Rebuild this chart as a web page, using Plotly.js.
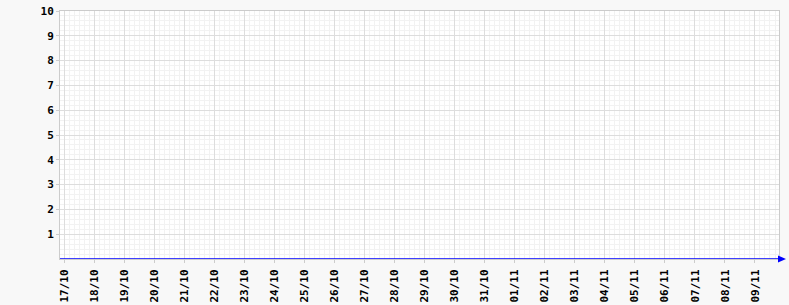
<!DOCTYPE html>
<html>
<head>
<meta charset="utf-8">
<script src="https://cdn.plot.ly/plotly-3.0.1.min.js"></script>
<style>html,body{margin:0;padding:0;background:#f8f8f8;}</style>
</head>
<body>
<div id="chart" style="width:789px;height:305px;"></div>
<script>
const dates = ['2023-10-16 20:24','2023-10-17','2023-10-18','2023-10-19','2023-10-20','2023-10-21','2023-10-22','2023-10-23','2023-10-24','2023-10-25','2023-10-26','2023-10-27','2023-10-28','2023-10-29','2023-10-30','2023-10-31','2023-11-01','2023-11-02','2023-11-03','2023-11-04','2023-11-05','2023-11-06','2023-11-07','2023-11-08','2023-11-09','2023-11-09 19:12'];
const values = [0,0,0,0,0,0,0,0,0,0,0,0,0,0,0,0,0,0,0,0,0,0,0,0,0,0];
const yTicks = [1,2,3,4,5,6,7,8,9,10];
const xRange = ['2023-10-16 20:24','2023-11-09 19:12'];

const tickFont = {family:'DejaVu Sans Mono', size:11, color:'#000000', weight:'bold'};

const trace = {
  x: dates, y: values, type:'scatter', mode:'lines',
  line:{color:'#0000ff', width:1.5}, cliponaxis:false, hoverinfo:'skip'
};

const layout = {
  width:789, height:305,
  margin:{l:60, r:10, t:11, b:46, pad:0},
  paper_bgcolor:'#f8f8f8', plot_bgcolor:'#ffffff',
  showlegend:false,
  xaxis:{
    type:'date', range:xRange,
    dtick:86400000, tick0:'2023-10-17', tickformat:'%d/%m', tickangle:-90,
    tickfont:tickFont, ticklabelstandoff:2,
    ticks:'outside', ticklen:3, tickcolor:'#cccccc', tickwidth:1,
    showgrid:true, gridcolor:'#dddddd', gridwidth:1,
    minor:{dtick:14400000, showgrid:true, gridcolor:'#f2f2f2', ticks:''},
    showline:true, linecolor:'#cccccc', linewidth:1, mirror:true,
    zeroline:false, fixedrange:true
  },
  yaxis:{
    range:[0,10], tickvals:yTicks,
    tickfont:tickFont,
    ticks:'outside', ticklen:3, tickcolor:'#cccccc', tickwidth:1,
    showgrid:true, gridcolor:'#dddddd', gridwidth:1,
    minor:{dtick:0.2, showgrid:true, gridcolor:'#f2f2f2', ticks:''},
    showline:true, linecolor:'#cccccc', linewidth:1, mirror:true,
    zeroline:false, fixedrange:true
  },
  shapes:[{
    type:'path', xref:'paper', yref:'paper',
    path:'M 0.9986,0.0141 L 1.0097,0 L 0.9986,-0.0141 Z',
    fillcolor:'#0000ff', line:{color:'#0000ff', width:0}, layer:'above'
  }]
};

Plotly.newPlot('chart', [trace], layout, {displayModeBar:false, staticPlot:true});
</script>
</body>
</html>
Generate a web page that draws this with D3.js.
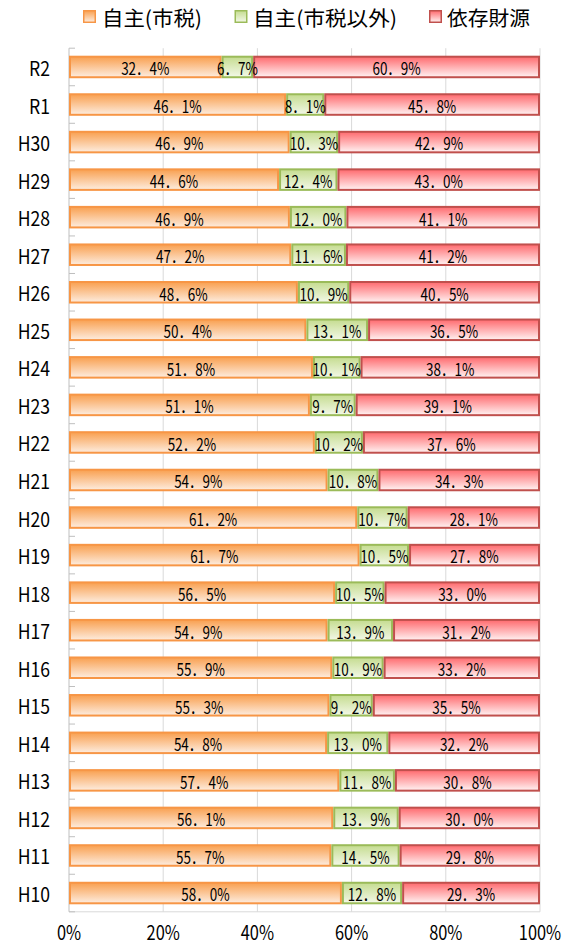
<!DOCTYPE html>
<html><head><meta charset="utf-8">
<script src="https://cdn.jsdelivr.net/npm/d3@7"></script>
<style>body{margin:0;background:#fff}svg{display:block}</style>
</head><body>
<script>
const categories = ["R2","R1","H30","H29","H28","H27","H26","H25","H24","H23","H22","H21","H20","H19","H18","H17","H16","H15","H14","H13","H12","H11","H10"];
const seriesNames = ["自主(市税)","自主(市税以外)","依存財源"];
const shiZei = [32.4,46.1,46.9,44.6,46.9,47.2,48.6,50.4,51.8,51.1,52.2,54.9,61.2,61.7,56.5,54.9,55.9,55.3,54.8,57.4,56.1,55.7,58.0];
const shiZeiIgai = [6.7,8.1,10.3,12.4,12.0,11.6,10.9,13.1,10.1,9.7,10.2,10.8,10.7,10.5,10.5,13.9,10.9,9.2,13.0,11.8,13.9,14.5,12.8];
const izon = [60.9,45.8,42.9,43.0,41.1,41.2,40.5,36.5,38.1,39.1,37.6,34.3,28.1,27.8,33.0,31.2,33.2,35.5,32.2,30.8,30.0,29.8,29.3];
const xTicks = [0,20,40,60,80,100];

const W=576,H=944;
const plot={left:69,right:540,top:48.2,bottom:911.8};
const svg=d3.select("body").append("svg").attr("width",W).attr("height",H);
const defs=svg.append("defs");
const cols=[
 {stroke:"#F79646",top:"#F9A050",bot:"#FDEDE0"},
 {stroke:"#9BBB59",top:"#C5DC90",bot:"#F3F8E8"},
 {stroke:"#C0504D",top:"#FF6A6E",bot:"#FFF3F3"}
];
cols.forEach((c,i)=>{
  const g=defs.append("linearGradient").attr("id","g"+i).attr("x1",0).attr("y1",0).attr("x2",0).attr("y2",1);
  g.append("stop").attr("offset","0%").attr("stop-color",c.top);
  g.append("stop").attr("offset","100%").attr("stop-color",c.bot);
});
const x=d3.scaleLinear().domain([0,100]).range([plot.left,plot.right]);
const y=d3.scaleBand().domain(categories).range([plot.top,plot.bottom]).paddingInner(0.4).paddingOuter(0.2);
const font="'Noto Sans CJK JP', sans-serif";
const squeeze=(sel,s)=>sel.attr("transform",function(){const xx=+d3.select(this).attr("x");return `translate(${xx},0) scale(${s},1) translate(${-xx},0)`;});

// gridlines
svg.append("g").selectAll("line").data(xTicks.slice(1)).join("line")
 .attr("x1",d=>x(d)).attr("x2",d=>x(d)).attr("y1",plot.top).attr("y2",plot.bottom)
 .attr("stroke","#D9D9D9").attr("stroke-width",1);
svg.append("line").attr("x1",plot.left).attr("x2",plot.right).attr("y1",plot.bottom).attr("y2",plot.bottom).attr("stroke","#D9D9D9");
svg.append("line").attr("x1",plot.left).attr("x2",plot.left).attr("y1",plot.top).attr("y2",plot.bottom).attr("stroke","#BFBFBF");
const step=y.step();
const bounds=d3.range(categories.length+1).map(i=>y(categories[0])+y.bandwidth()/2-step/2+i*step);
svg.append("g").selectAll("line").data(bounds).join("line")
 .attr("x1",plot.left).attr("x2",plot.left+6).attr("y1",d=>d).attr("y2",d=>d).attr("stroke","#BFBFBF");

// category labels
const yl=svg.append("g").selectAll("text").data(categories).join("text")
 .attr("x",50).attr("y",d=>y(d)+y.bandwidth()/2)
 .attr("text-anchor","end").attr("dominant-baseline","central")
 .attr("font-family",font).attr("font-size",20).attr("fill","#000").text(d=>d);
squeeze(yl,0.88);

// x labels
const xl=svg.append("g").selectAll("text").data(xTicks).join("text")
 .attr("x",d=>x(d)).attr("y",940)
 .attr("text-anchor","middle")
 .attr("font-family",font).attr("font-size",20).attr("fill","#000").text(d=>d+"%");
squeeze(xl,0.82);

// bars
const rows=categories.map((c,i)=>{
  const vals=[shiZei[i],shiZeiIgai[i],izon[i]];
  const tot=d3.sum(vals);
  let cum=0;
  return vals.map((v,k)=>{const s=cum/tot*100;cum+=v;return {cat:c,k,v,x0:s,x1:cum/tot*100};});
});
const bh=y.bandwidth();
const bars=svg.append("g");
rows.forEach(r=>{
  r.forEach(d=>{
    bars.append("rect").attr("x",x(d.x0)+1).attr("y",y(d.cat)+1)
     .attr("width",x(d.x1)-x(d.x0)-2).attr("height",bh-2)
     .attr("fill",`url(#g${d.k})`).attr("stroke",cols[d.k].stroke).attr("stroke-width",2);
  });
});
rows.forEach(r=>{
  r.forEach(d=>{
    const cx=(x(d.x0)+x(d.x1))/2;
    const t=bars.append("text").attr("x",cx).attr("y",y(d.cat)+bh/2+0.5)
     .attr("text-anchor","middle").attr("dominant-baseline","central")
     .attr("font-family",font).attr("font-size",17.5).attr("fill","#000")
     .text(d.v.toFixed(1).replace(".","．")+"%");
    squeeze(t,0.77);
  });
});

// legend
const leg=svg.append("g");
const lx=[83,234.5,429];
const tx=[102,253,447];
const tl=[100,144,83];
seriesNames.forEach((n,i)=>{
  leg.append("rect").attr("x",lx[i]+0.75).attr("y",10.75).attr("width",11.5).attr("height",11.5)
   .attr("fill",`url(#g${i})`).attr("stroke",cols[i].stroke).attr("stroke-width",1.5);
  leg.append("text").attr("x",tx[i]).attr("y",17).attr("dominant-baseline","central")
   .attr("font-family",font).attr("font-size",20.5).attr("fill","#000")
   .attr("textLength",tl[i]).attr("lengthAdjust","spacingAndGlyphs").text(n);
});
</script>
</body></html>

● Goal: Using the data above, copy exactly the lines from the one containing "Generate a web" to the one containing "const xTicks = [0,20,40,60,80,100];", inclusive. Exclude the pictures.

● Reply:
Generate a web page that draws this with D3.js.
<!DOCTYPE html>
<html><head><meta charset="utf-8">
<script src="https://cdn.jsdelivr.net/npm/d3@7"></script>
<style>body{margin:0;background:#fff}svg{display:block}</style>
</head><body>
<script>
const categories = ["R2","R1","H30","H29","H28","H27","H26","H25","H24","H23","H22","H21","H20","H19","H18","H17","H16","H15","H14","H13","H12","H11","H10"];
const seriesNames = ["自主(市税)","自主(市税以外)","依存財源"];
const shiZei = [32.4,46.1,46.9,44.6,46.9,47.2,48.6,50.4,51.8,51.1,52.2,54.9,61.2,61.7,56.5,54.9,55.9,55.3,54.8,57.4,56.1,55.7,58.0];
const shiZeiIgai = [6.7,8.1,10.3,12.4,12.0,11.6,10.9,13.1,10.1,9.7,10.2,10.8,10.7,10.5,10.5,13.9,10.9,9.2,13.0,11.8,13.9,14.5,12.8];
const izon = [60.9,45.8,42.9,43.0,41.1,41.2,40.5,36.5,38.1,39.1,37.6,34.3,28.1,27.8,33.0,31.2,33.2,35.5,32.2,30.8,30.0,29.8,29.3];
const xTicks = [0,20,40,60,80,100];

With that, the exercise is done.